Sancreed Parish church lies at the heart of the village and is dedicated to St Sancredus. The church is built of granite, parts of which date back to the 13th and 14th centuries; the church was originally built in a cruciform shape. The current church has an unbuttressed west tower of two stages, a north transept and a 15th-century south aisle of five bays. Features of interest include the fine font, which is of the St Ives type dating from the 14th century, decorated with carved angels holding heraldic shields, and the wooden 15th century rood screen, which has curious carvings at the base to which traces of the original paint still clings in places.

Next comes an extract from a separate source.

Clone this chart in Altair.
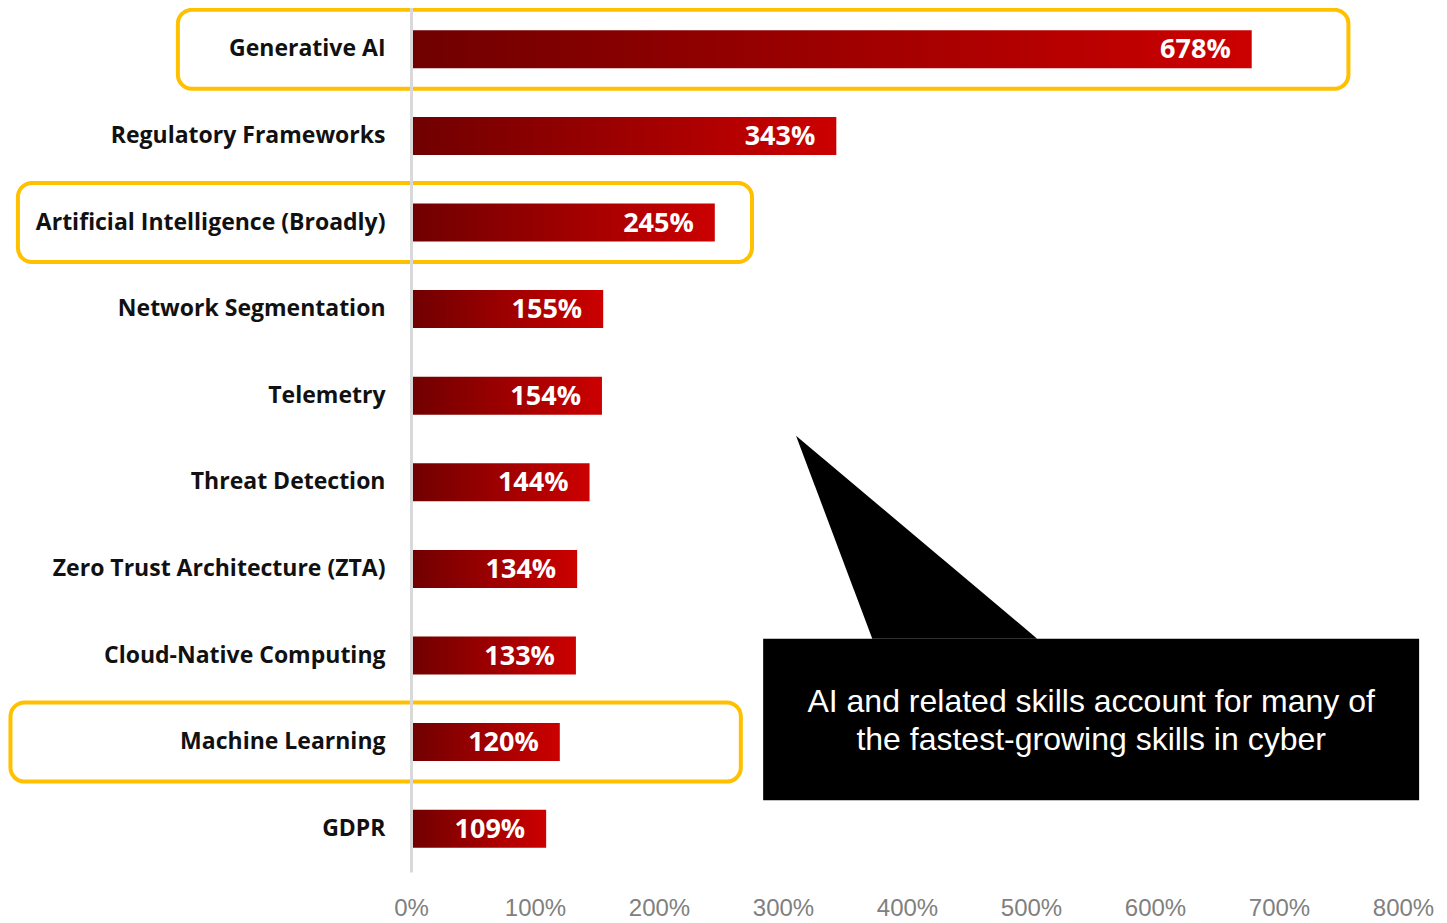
import altair as alt
import pandas as pd

# ---- data ----
skills = ["Generative AI", "Regulatory Frameworks", "Artificial Intelligence (Broadly)",
          "Network Segmentation", "Telemetry", "Threat Detection",
          "Zero Trust Architecture (ZTA)", "Cloud-Native Computing",
          "Machine Learning", "GDPR"]
growth = [678, 343, 245, 155, 154, 144, 134, 133, 120, 109]
x_ticks = [0, 100, 200, 300, 400, 500, 600, 700, 800]

# highlight boxes (in % units of the x scale)
hl_skills = ["Generative AI", "Artificial Intelligence (Broadly)", "Machine Learning"]
hl_start = [-188, -317, -323]
hl_end = [756, 275, 266]

# callout (x in % units, y in row units; row 0 = top)
callout_x = [284]
callout_x2 = [813]
callout_y = [6.80]
callout_y2 = [8.67]
pointer_rows = [4.45, 6.80]
pointer_left = [310.5, 372]
pointer_right = [310.5, 505]
callout_lines = ["AI and related skills account for many of",
                 "the fastest-growing skills in cyber"]
callout_line_rows = [7.53, 7.975]
callout_text_x = [548.5, 548.5]

df = pd.DataFrame({"skill": skills, "growth": growth})
hl = pd.DataFrame({"skill": hl_skills, "start": hl_start, "end": hl_end})
box = pd.DataFrame({"x": callout_x, "x2": callout_x2, "y": callout_y, "y2": callout_y2})
ptr = pd.DataFrame({"row": pointer_rows, "l": pointer_left, "r": pointer_right})
txt = pd.DataFrame({"t": callout_lines, "row": callout_line_rows, "x": callout_text_x})

W, H = 992, 864
xscale = alt.Scale(domain=[0, 800], nice=False)
yband = alt.Scale(domain=skills, paddingInner=0, paddingOuter=0, range=[-2, 864])
yrow = alt.Scale(domain=[-0.5, 9.5], reverse=True, nice=False, zero=False)

xaxis = alt.Axis(values=x_ticks, labelExpr="datum.value + '%'",
                 grid=False, ticks=False, domain=False, labelFlush=False,
                 labelFont="Liberation Sans", labelFontSize=24,
                 labelColor="#808080", labelPadding=24)

grad = alt.LinearGradient(
    gradient="linear",
    stops=[alt.GradientStop(color="#700000", offset=0),
           alt.GradientStop(color="#cc0000", offset=1)],
    x1=0, x2=1, y1=0, y2=0,
)

bars = alt.Chart(df).mark_bar(size=38, color=grad).encode(
    x=alt.X("growth:Q", scale=xscale, title=None, axis=xaxis),
    y=alt.Y("skill:N", scale=yband, sort=skills, title=None,
            axis=alt.Axis(ticks=False, domainColor="#d9d9d9", domainWidth=3,
                          labelFont="Open Sans", labelFontSize=23, labelFontWeight="bold",
                          labelColor="#111111", labelPadding=26, labelLimit=420,
                          zindex=1)),
)

labels = alt.Chart(df).transform_calculate(lab="datum.growth + '%'").mark_text(
    align="right", baseline="middle", dx=-21, dy=1, color="white",
    font="Open Sans", fontSize=27, fontWeight="bold"
).encode(
    x=alt.X("growth:Q", scale=xscale, title=None, axis=xaxis),
    y=alt.Y("skill:N", scale=yband, sort=skills, axis=None),
    text="lab:N",
)

hlboxes = alt.Chart(hl).mark_bar(
    size=79, fill="transparent", stroke="#ffc000", strokeWidth=4, cornerRadius=14
).encode(
    x=alt.X("start:Q", scale=xscale, title=None, axis=xaxis),
    x2="end:Q",
    y=alt.Y("skill:N", scale=yband, sort=skills, axis=None),
)

cbox = alt.Chart(box).mark_rect(color="black").encode(
    x=alt.X("x:Q", scale=xscale, title=None, axis=xaxis),
    x2="x2:Q",
    y=alt.Y("y:Q", scale=yrow, axis=None),
    y2="y2:Q",
)

cptr = alt.Chart(ptr).mark_area(orient="horizontal", color="black").encode(
    y=alt.Y("row:Q", scale=yrow, axis=None),
    x=alt.X("l:Q", scale=xscale, title=None, axis=xaxis),
    x2="r:Q",
)

ctext = alt.Chart(txt).mark_text(
    align="center", baseline="middle", color="white",
    font="Liberation Sans", fontSize=32
).encode(
    x=alt.X("x:Q", scale=xscale, title=None, axis=xaxis),
    y=alt.Y("row:Q", scale=yrow, axis=None),
    text="t:N",
)

chart = alt.layer(hlboxes, bars, labels, cptr, cbox, ctext).resolve_scale(
    y="independent"
).properties(
    width=W, height=H,
    autosize=alt.AutoSizeParams(type="none"),
    padding={"left": 403, "top": 0, "right": 36, "bottom": 50},
).configure_view(stroke=None)

chart.save("out.html", embed_options={"renderer": "svg", "actions": False})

Much of the church was restored in 1881 by the architect J D Sedding and the contractor, Mr Bone of Liskeard. A report in The Cornishman newspaper stated, There was nothing striking about the old Church except its hoary and depressing appearance. It contained a few pieces of good carved work, which doubtless will be utilized in the restoration, but very few other specimens of art. The churchyard and church have, within the late 19th and first part of the 20th-century, made a strong appeal to painters of the Newlyn School of Art, some of whom worshipped regularly at the church and are buried in the churchyard (including Stanhope Forbes RA).

Sancreed Churchyard is also known for its five ‘Celtic’ crosses, which are medieval granite wayside crosses. The two tall crosses would have been made as churchyard crosses, while the other three were originally wayside crosses from the 12th or 13th century, later brought to the churchyard from other parts of Sancreed Parish. The five crosses are: a 10th century churchyard cross, a 13th century churchyard cross (set on a possible 7th century base), The cross from Trannack, The Sellan Cross, and The Anjarden Cross. The 13th century churchyard cross, a large cross stands immediately beside the path that angles from the porch to the southeast gate to the churchyard, strikes cross about 9 feet high, though some of that length is buried in the ground. The shaft and head are carved on all sides, and the quality of the carving is outstanding; it is reckoned to be one of the finest incised Celtic crosses in Cornwall.

Work on replacing the church roof began in 2017 following a grant from the Heritage Lottery Fund of £227,100 and more than £11,000 from charities.